Concept

Ringing (telephony)

Ringing is a telecommunication signal that causes a bell or other device to alert a telephone subscriber to an incoming telephone call. Historically, this entailed sending a high-voltage alternating current over the telephone line to a customer station which contained an electromagnetic bell. It is therefore also commonly referred to as power ringing, to distinguish it from another signal, audible ringing, or ringing tone, which is sent to the originating caller to indicate that the destination telephone is in fact ringing. In landline telephones, bells or ringtones are rung by impressing a 60 to 105-volt RMS 20-Hertz sine wave across the tip and ring conductors of the subscriber line, in series with the (typically) −48 VDC loop supply. This signal is produced by a ringing generator at the central office.

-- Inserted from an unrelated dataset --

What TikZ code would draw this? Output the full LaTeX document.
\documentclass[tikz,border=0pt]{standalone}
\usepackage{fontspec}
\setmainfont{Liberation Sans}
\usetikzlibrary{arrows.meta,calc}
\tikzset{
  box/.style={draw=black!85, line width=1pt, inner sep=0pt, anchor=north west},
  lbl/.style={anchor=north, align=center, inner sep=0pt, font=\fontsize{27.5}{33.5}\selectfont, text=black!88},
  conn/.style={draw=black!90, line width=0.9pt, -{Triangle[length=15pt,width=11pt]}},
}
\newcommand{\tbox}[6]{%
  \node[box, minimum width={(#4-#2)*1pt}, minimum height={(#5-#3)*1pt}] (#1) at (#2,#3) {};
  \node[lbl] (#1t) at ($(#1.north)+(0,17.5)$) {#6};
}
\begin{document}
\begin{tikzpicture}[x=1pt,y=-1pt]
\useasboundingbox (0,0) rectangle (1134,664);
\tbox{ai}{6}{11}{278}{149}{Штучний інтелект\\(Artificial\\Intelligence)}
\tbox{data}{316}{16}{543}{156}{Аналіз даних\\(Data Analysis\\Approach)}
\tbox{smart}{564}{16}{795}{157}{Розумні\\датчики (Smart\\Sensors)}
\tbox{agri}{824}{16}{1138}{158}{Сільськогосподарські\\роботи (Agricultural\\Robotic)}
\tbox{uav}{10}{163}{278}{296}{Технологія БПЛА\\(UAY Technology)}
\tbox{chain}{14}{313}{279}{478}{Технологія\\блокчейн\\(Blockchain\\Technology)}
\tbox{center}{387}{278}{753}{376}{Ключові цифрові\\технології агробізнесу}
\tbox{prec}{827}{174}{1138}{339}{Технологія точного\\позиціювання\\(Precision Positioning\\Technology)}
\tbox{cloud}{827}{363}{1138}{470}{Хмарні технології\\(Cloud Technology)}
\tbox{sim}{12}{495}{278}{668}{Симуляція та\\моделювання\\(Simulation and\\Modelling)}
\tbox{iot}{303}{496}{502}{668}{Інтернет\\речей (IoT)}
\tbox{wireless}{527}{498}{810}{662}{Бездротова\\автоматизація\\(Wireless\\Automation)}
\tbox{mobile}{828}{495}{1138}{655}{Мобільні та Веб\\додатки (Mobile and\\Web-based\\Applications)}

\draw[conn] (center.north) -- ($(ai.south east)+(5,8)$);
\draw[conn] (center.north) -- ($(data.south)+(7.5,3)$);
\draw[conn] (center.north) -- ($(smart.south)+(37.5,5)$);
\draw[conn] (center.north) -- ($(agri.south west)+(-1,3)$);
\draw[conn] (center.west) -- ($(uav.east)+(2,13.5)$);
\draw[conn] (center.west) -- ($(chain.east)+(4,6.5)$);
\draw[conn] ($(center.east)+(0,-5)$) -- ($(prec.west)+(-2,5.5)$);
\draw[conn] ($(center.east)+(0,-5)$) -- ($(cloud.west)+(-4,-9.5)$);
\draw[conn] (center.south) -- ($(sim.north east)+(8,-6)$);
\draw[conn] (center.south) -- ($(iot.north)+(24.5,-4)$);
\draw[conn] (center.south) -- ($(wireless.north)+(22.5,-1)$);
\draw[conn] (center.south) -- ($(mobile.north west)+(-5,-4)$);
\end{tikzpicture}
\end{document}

When the switching system directs a call to a particular subscriber line, a relay on the line card connects the ringing generator to the subscriber line. The exchange also sends a ringing tone to the calling party. When the called party answers by taking the telephone handset off the switchhook, the subscriber's telephone draws direct current from the central office battery. This current is sensed by the line card and the ringing relay is de-energized. On multi-party lines, ringers would typically be connected from one side of the two-wire line to ground; a "tip party" and "ring party" would have bells connected from opposite sides of the line. On a two-party service, each user would not hear ringing for calls to the other party. Some 20th-century independent telephone companies deployed four-party lines which used differing frequencies for selective ringing of individual parties (the four possible combinations were 20 Hz or 30 Hz from tip to ground, 20 Hz or 30 Hz from ring to ground). If additional parties were added to the same line, distinctive ringing patterns would need to be used to identify the called subscriber; these were audible to the multiple users on the line.